Politics makes strange bedfellows, of course. But sometimes the opposite happens. Instead of enemies finding themselves on the same side, friends find each other on the opposite side of the fence, and in some very nasty fights.
Such is the case with the strange odyssey of this year's Central Utah Project funding bill in Congress, and its associated ethics violation complaint filed by the Utah Republican Party against Rep. Wayne Owens, D-Utah.Owens is the author of a CUP bill that would change, some say drastically, the funding method for the massive, much- over-budget, water project.
Owens' bill has failed, and a stopgap measure was approved this week by a House committee. But the controversy still flares. Even though Craig Moody, state GOP chairman, wants to separate his ethics complaint against Owens from the CUP, it can't be done.
The sides are forming, and the players look a bit sheepish - they're squared off against political and personal friends, standing next to previous political foes.
On one side is Owens, whose original bill would have increased the cost of power to public power agencies - such as cities like Murray and Bountiful whose power is generated by Upper Colorado River federal dam projects, and is much cheaper than Utah Power & Light Co.'s power.
With some of that new money, Owens would set up a fund to mitigate the environmental impacts of the CUP.
With Owens stands UP&L, with its lobbyist, former GOP state lawmaker Doug Sontag, and his company's attorney, former state GOP chairman and gubernatorial candidate, Robert Wright.
On the other side stands the public power agency associations, who aren't real happy about Owens' plan which, they say, would raise their power rates from 26 percent to 100 percent. Former Democratic Gov.
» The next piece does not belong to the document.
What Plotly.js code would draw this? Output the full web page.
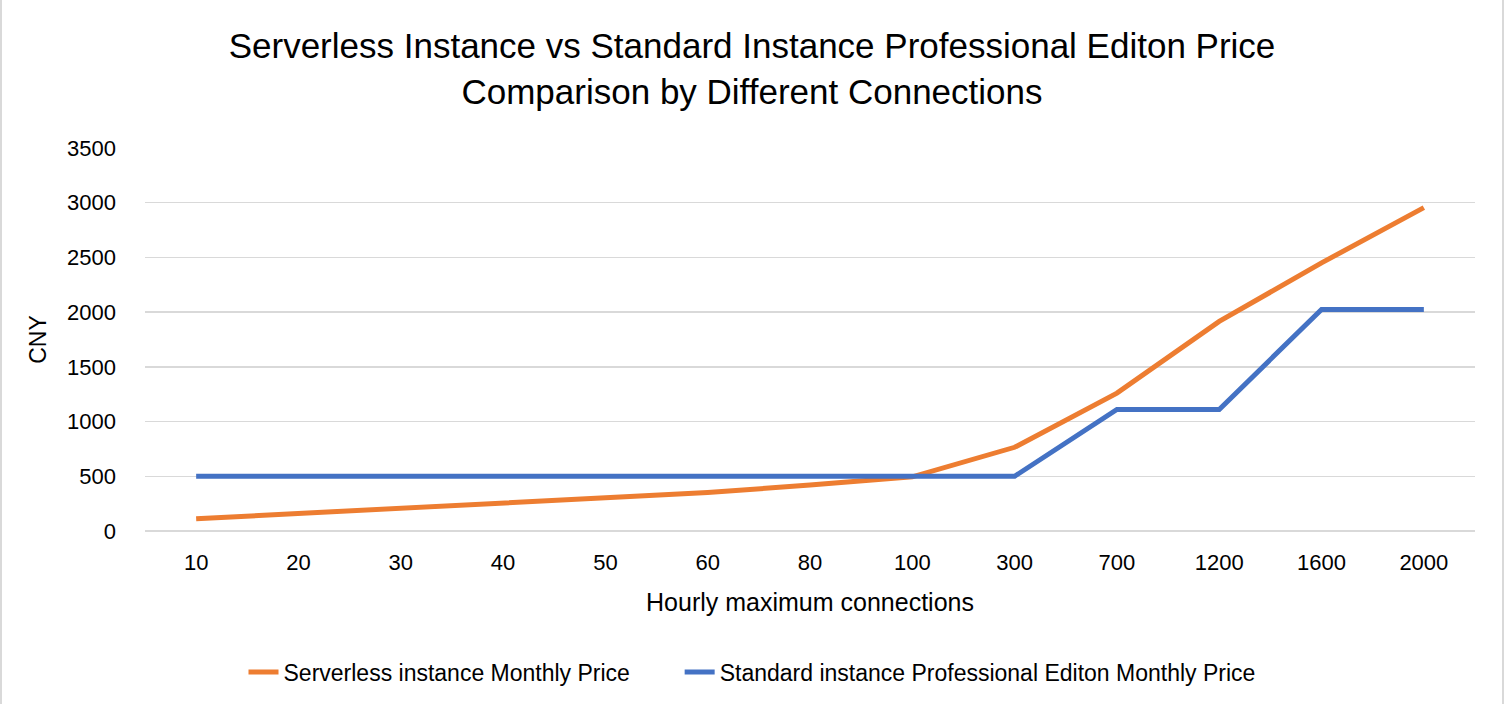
<!DOCTYPE html>
<html>
<head>
<meta charset="utf-8">
<script src="https://cdn.plot.ly/plotly-3.0.1.min.js"></script>
<style>
  html, body { margin: 0; padding: 0; background: #ffffff; }
  #frame { position: relative; width: 1504px; height: 704px; box-sizing: border-box;
           border-left: 2px solid #d9d9d9; border-right: 2px solid #d9d9d9; }
  #chart { position: absolute; left: -2px; top: 0; width: 1504px; height: 704px; }
</style>
</head>
<body>
<div id="frame"><div id="chart"></div></div>
<script>
// Hourly maximum connections (category axis)
const connections = ['10', '20', '30', '40', '50', '60', '80', '100', '300', '700', '1200', '1600', '2000'];

// Monthly prices in CNY
const serverlessPrice = [112, 160, 210, 258, 305, 352, 420, 495, 765, 1260, 1915, 2450, 2955];
const standardProPrice = [500, 500, 500, 500, 500, 500, 500, 500, 500, 1110, 1110, 2025, 2025];

const seriesNames = [
  'Serverless instance Monthly Price',
  'Standard instance Professional Editon Monthly Price'
];

const font = 'Liberation Sans, Arial, sans-serif';
// extra room after the first legend entry
const legendGap = '\u00a0'.repeat(7);

const traces = [
  {
    x: connections, y: serverlessPrice, name: seriesNames[0] + legendGap,
    type: 'scatter', mode: 'lines',
    line: { color: '#ED7D31', width: 5 }
  },
  {
    x: connections, y: standardProPrice, name: seriesNames[1],
    type: 'scatter', mode: 'lines',
    line: { color: '#4472C4', width: 5 }
  }
];

const layout = {
  width: 1504, height: 704,
  paper_bgcolor: 'rgba(0,0,0,0)', plot_bgcolor: '#ffffff',
  margin: { l: 145, r: 29, t: 148, b: 173, autoexpand: false },
  font: { family: font, color: '#000000', size: 22 },
  title: {
    text: 'Serverless Instance vs Standard Instance Professional Editon Price<br>Comparison by Different Connections',
    font: { family: font, size: 35, color: '#000000' },
    x: 0.5, xanchor: 'center', xref: 'container',
    y: 0.917, yanchor: 'middle', yref: 'container'
  },
  xaxis: {
    type: 'category', range: [-0.5, 12.5],
    showgrid: false, zeroline: false, showline: false, ticks: '',
    ticklabelstandoff: 16, tickangle: 0,
    tickfont: { family: font, size: 22 },
    title: { text: 'Hourly maximum connections', font: { family: font, size: 25 }, standoff: 19 }
  },
  yaxis: {
    range: [0, 3500], dtick: 500, tick0: 0,
    showgrid: true, gridcolor: '#d9d9d9', gridwidth: 1.5,
    zeroline: true, zerolinecolor: '#d9d9d9', zerolinewidth: 1.5,
    showline: false, ticks: '',
    ticklabelstandoff: 28,
    tickfont: { family: font, size: 22 },
    title: { text: 'CNY', font: { family: font, size: 23 }, standoff: 13 }
  },
  showlegend: true,
  legend: {
    orientation: 'h', x: 0.5, xanchor: 'center', xref: 'container',
    y: -0.368, yanchor: 'middle',
    font: { family: font, size: 23 },
    traceorder: 'normal', bgcolor: 'rgba(0,0,0,0)'
  }
};

Plotly.newPlot('chart', traces, layout, { displayModeBar: false, staticPlot: true });
</script>
</body>
</html>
Scott M. Matheson, a close personal friend of Owens, is the attorney representing the public power associations.
There, also, stands the Republican Party's Moody, who thinks Owens should be censured by the House for his actions in writing the CUP bill.
So you have Owens facing Matheson over the CUP bill and Moody facing Sontag and Wright over Owens' ethics charges.
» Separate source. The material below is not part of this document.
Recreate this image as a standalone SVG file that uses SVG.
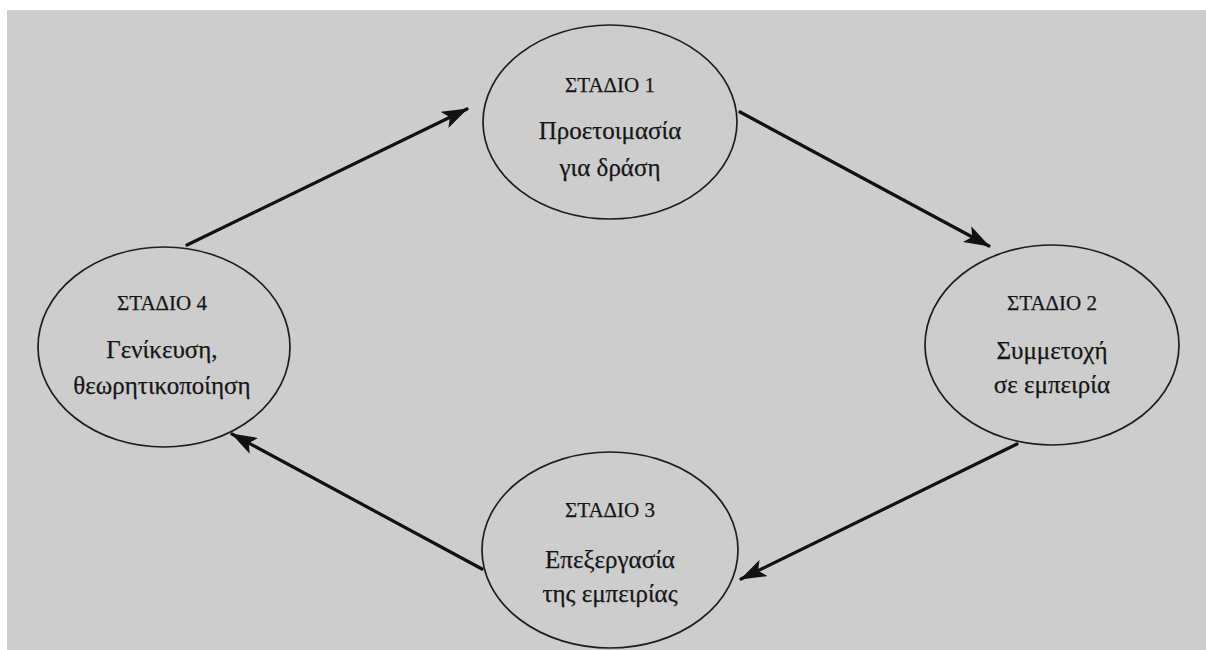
<svg xmlns="http://www.w3.org/2000/svg" width="1206" height="650" viewBox="0 0 1206 650">
<style>
.bg{fill:#cdcdcd}
.node ellipse{fill:#cdcdcd;stroke:#1e1e1e;stroke-width:1.7}
.t{font-family:"Liberation Serif","DejaVu Serif",serif;fill:#161616;stroke:#161616;stroke-width:0.25;text-anchor:middle}
.h{font-size:21px}
.b{font-size:25px}
.conn line{stroke:#111;stroke-width:3.2;stroke-linecap:round}
</style>
<defs>
<marker id="ah" viewBox="0 0 26 18" refX="25" refY="9" markerUnits="userSpaceOnUse" markerWidth="26" markerHeight="18" orient="auto">
<path d="M0,0 L26,9 L0,18 L6,9 Z" fill="#111"/>
</marker>
</defs>
<rect x="0" y="0" width="1206" height="650" fill="#ffffff"/>
<rect class="bg" x="7" y="10" width="1199" height="640"/>
<g class="conn">
<line x1="187" y1="245" x2="467" y2="109" marker-end="url(#ah)"/>
<line x1="740" y1="112" x2="989" y2="246" marker-end="url(#ah)"/>
<line x1="1017" y1="444" x2="741" y2="579" marker-end="url(#ah)"/>
<line x1="482" y1="569" x2="232" y2="434" marker-end="url(#ah)"/>
</g>
<g id="stage1" class="node">
<ellipse cx="610" cy="122" rx="127" ry="97"/>
<text class="t h" x="610" y="92">ΣΤΑΔΙΟ 1</text>
<text class="t b" x="610" y="139">Προετοιμασία</text>
<text class="t b" x="610" y="176">για δράση</text>
</g>
<g id="stage2" class="node">
<ellipse cx="1052" cy="345" rx="127" ry="100"/>
<text class="t h" x="1052" y="310">ΣΤΑΔΙΟ 2</text>
<text class="t b" x="1052" y="359">Συμμετοχή</text>
<text class="t b" x="1052" y="393">σε εμπειρία</text>
</g>
<g id="stage3" class="node">
<ellipse cx="610" cy="550" rx="128" ry="98"/>
<text class="t h" x="610" y="517">ΣΤΑΔΙΟ 3</text>
<text class="t b" x="610" y="568">Επεξεργασία</text>
<text class="t b" x="610" y="602">της εμπειρίας</text>
</g>
<g id="stage4" class="node">
<ellipse cx="164" cy="347" rx="126" ry="100"/>
<text class="t h" x="162" y="310">ΣΤΑΔΙΟ 4</text>
<text class="t b" x="162" y="358">Γενίκευση,</text>
<text class="t b" x="162" y="394">θεωρητικοποίηση</text>
</g>
</svg>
Here's how the mess started:
In preparing his CUP bill, Owens listened to Kenley W. Brunsdale, a former law partner and campaign manager of his. Brunsdale works for Fabian & Clendenin, a law firm hired by UP&L to represent their concerns on the CUP.
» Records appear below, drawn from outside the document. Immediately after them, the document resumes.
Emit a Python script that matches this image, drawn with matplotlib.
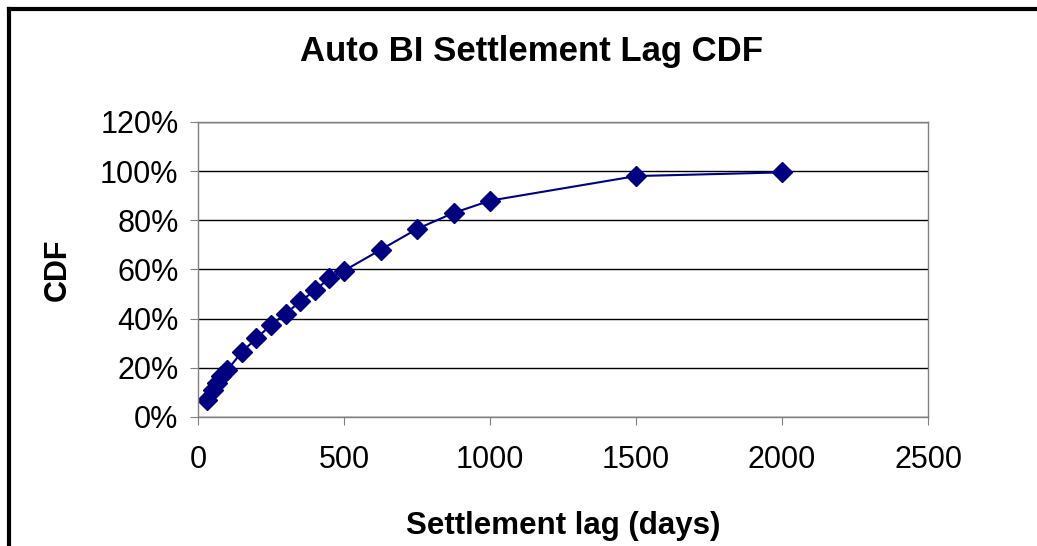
import matplotlib
matplotlib.use("Agg")
import matplotlib.pyplot as plt
from matplotlib.ticker import PercentFormatter
from matplotlib.lines import Line2D

plt.rcParams['font.family'] = ['Liberation Sans', 'DejaVu Sans']

# settlement lag in days and the cumulative share settled
lag_days = [30, 50, 65, 80, 100, 150, 200, 250, 300, 350, 400, 450, 500,
            625, 750, 875, 1000, 1500, 2000]
cdf_pct = [7, 11, 14, 16.5, 19, 26.5, 32, 37.5, 42, 47, 51.5, 56.5, 59.5,
           68, 76.5, 83, 88, 98, 99.5]

x_ticks = [0, 500, 1000, 1500, 2000, 2500]
y_ticks = [0, 20, 40, 60, 80, 100, 120]

fig = plt.figure(figsize=(10.37, 5.46), dpi=100)
ax = fig.add_axes([0.191, 0.2363, 0.704, 0.5403])

ax.plot(lag_days, cdf_pct, color='#000080', lw=1.5, marker='D',
        markersize=10, markerfacecolor='#000080', markeredgecolor='#000080')

ax.set_xlim(0, 2500)
ax.set_ylim(0, 120)
ax.set_xticks(x_ticks)
ax.set_yticks(y_ticks)
ax.yaxis.set_major_formatter(PercentFormatter(decimals=0))
ax.grid(axis='y', color='black', lw=1)
ax.set_axisbelow(True)
for s in ax.spines.values():
    s.set_color('#808080')
    s.set_linewidth(1)
ax.tick_params(direction='out', length=6, color='#808080', labelsize=22, pad=8)
ax.tick_params(axis='x', pad=14)

# title is centred on the chart frame rather than the plot area
fig.text(532/1037, 1 - 52/546, 'Auto BI Settlement Lag CDF', fontsize=25,
         fontweight='bold', ha='center', va='center')
ax.set_xlabel('Settlement lag (days)', fontsize=22.5, fontweight='bold', labelpad=26)
ax.set_ylabel('CDF', fontsize=22, fontweight='bold', labelpad=20)

# outer chart frame, running off the right and bottom edges
fig.add_artist(Line2D([9/1037, 9/1037], [0, 1 - 9/546], color='black', lw=3,
                      transform=fig.transFigure))
fig.add_artist(Line2D([9/1037, 1], [1 - 9/546, 1 - 9/546], color='black', lw=3,
                      transform=fig.transFigure))

fig.savefig('out.png', dpi=100)
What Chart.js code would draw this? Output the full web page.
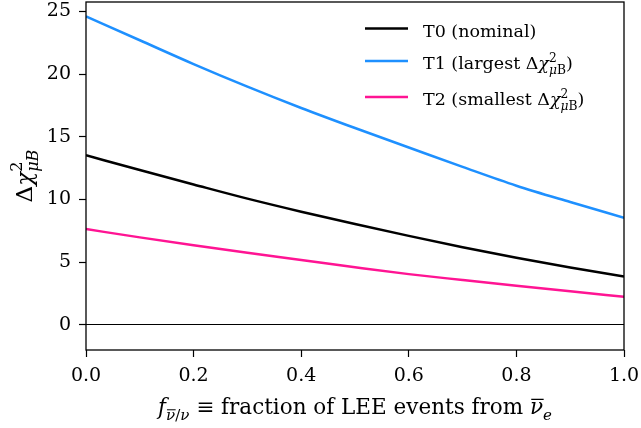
<!DOCTYPE html>
<html>
<head>
<meta charset="utf-8">
<script src="https://cdn.jsdelivr.net/npm/chart.js@4.4.1/dist/chart.umd.min.js"></script>
<style>
  html, body { margin: 0; padding: 0; background: #fff; }
  canvas { display: block; }
</style>
</head>
<body>
<canvas id="chi2Chart" width="641" height="428"></canvas>
<script>
// fraction of LEE events coming from anti-nu_e
const fValues = [0, 0.1, 0.2, 0.3, 0.4, 0.5, 0.6, 0.7, 0.8, 0.9, 1.0];

// delta chi^2 for each template
const t0Values = [13.53, 12.35, 11.20, 10.07, 9.03, 8.05, 7.10, 6.20, 5.35, 4.58, 3.85];
const t1Values = [24.60, 22.70, 20.80, 19.00, 17.30, 15.70, 14.15, 12.60, 11.10, 9.80, 8.55];
const t2Values = [7.64, 6.98, 6.35, 5.75, 5.18, 4.60, 4.05, 3.58, 3.12, 2.68, 2.25];

const seriesNames = ['T0 (nominal)', 'T1 (largest \u0394\u03c7\u00b2_\u03bcB)', 'T2 (smallest \u0394\u03c7\u00b2_\u03bcB)'];
const xTicks = [0, 0.2, 0.4, 0.6, 0.8, 1.0];
const yTicks = [0, 5, 10, 15, 20, 25];

const FONT = '"DejaVu Serif", "Liberation Serif", serif';

// little math-text renderer: parts are {t, i (italic), bar} or {sup, sub}
function richText(ctx, parts, x, y, size, draw) {
    let cx = x;
    for (const p of parts) {
        if (p.sup || p.sub) {
            const s = size * 0.7;
            const w1 = p.sup ? richText(ctx, p.sup, cx, y - size * 0.42, s, draw) : 0;
            const w2 = p.sub ? richText(ctx, p.sub, cx, y + size * 0.28, s, draw) : 0;
            cx += Math.max(w1, w2);
        } else {
            ctx.font = (p.i ? 'italic ' : '') + size + 'px ' + FONT;
            const w = ctx.measureText(p.t).width;
            if (draw) {
                ctx.fillText(p.t, cx, y);
                if (p.bar) {
                    ctx.save();
                    ctx.lineWidth = Math.max(1, size * 0.06);
                    ctx.beginPath();
                    ctx.moveTo(cx + w * 0.1, y - size * 0.68);
                    ctx.lineTo(cx + w * 1.05, y - size * 0.68);
                    ctx.stroke();
                    ctx.restore();
                }
            }
            cx += w;
        }
    }
    return cx - x;
}

const dchi = (bItalic) => [
    { t: '\u0394' }, { t: '\u03c7', i: 1 },
    { sup: [{ t: '2' }], sub: [{ t: '\u03bc', i: 1 }, { t: 'B', i: bItalic }] }
];

const legendParts = [
    [{ t: 'T0 (nominal)' }],
    [{ t: 'T1 (largest ' }, ...dchi(0), { t: ')' }],
    [{ t: 'T2 (smallest ' }, ...dchi(0), { t: ')' }]
];

const xTitleParts = [
    { t: 'f', i: 1 },
    { sub: [{ t: '\u03bd', i: 1, bar: 1 }, { t: '/' }, { t: '\u03bd', i: 1 }] },
    { t: ' \u2261 fraction of LEE events from ' },
    { t: '\u03bd', i: 1, bar: 1 },
    { sub: [{ t: 'e', i: 1 }] }
];

const yTitleParts = dchi(1);

// frame, axis titles and legend
const decorations = {
    id: 'decorations',
    afterDraw(chart) {
        const ctx = chart.ctx;
        const a = chart.chartArea;
        ctx.save();
        ctx.strokeStyle = '#000';
        ctx.fillStyle = '#000';
        ctx.lineWidth = 1.3;
        ctx.strokeRect(a.left, a.top, a.right - a.left, a.bottom - a.top);

        ctx.textBaseline = 'alphabetic';
        ctx.textAlign = 'left';

        // x title
        const xw = richText(ctx, xTitleParts, 0, 0, 21.5, false);
        richText(ctx, xTitleParts, (a.left + a.right) / 2 - xw / 2, 414, 21.5, true);

        // y title
        const yw = richText(ctx, yTitleParts, 0, 0, 23, false);
        ctx.save();
        ctx.translate(32, (a.top + a.bottom) / 2);
        ctx.rotate(-Math.PI / 2);
        richText(ctx, yTitleParts, -yw / 2, 0, 23, true);
        ctx.restore();

        // legend
        const rows = [26.5, 59, 95];
        chart.data.datasets.forEach((ds, i) => {
            const y = a.top + rows[i];
            ctx.strokeStyle = ds.borderColor;
            ctx.lineWidth = ds.borderWidth;
            ctx.beginPath();
            ctx.moveTo(a.right - 259, y);
            ctx.lineTo(a.right - 216, y);
            ctx.stroke();
            ctx.strokeStyle = '#000';
            richText(ctx, legendParts[i], a.right - 201, y + 8.4, 17.5, true);
        });
        ctx.restore();
    }
};

const toPoints = (ys) => fValues.map((f, i) => ({ x: f, y: ys[i] }));

new Chart(document.getElementById('chi2Chart').getContext('2d'), {
    type: 'line',
    data: {
        datasets: [
            { label: seriesNames[0], data: toPoints(t0Values), borderColor: '#000000' },
            { label: seriesNames[1], data: toPoints(t1Values), borderColor: '#1e90ff' },
            { label: seriesNames[2], data: toPoints(t2Values), borderColor: '#ff1493' }
        ].map(ds => Object.assign(ds, {
            borderWidth: 2.5,
            pointRadius: 0,
            fill: false,
            cubicInterpolationMode: 'monotone'
        }))
    },
    options: {
        responsive: false,
        animation: false,
        layout: { padding: { top: 2, right: 17, left: 0, bottom: 0 } },
        plugins: {
            legend: { display: false },
            tooltip: { enabled: false }
        },
        scales: {
            x: {
                type: 'linear',
                min: 0,
                max: 1,
                afterBuildTicks: (scale) => { scale.ticks = xTicks.map(v => ({ value: v })); },
                afterFit: (scale) => { scale.height = 78; scale.paddingLeft = 0; scale.paddingRight = 0; },
                border: { display: false },
                grid: { drawOnChartArea: false, tickLength: 7, tickWidth: 1.2, tickColor: '#000' },
                ticks: {
                    color: '#000',
                    padding: 8,
                    maxRotation: 0,
                    font: { family: FONT, size: 19 },
                    callback: (v) => v.toFixed(1)
                }
            },
            y: {
                min: -2,
                max: 25.75,
                afterBuildTicks: (scale) => { scale.ticks = yTicks.map(v => ({ value: v })); },
                afterFit: (scale) => { scale.width = 86; scale.paddingTop = 0; scale.paddingBottom = 0; },
                border: { display: false },
                grid: {
                    color: (c) => (c.tick && c.tick.value === 0 ? '#000' : 'rgba(0,0,0,0)'),
                    lineWidth: 1,
                    tickLength: 7,
                    tickWidth: 1.2,
                    tickColor: '#000'
                },
                ticks: {
                    color: '#000',
                    padding: 8,
                    font: { family: FONT, size: 19 },
                    callback: (v) => String(v)
                }
            }
        }
    },
    plugins: [decorations]
});
</script>
</body>
</html>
But Brunsdale also is the chairman of the Utah Roundtable of Sportsmen and Conservationists, an environmental group interested in mitigating the environmental impacts of the CUP.
Public power people think Brunsdale had too much influence in the writing of Owens' bill. They, and others, opposed the measure and it failed. Owens has called public power advocates the villains who threatened CUP funding.
Moody thinks Owens' use of Brunsdale violated two House ethics rules. He has filed a complaint with the House ethics committee. Owens denies any wrongdoing, calls Moody's action blatant partisan politics, and says he'll be exonerated.
Sontag and Wright, concerned that UP&L may be seen as attempting to improperly influence Owens, say that CUP officials asked UP&L for help in lobbying environmental concerns before Congress.
They argue the legal point that Brunsdale couldn't have done anything wrong since he was, in a strange way, working for the CUP, a government agency. Such agencies are exempt from the lobbying constraints placed on private lobbyists.
Matheson - you remember he's in all this also - doesn't want to publicly criticize his old friend Owens.
But Matheson does say Owens didn't cover all of his political bases in preparing the new CUP bill - the one that would sock it to public power agencies.
Who is hurt by all this?
Well, the CUP isn't helped. Owens, even if he is exonerated, has had his name tarnished. UP&L, stung a few years ago in a separate political boondoggle concerning campaign contributions, is put in a bad light. Public power agencies are labeled villains. And Moody is called a political opportunist.
In short. It's an election year, complete with power politics, in Utah.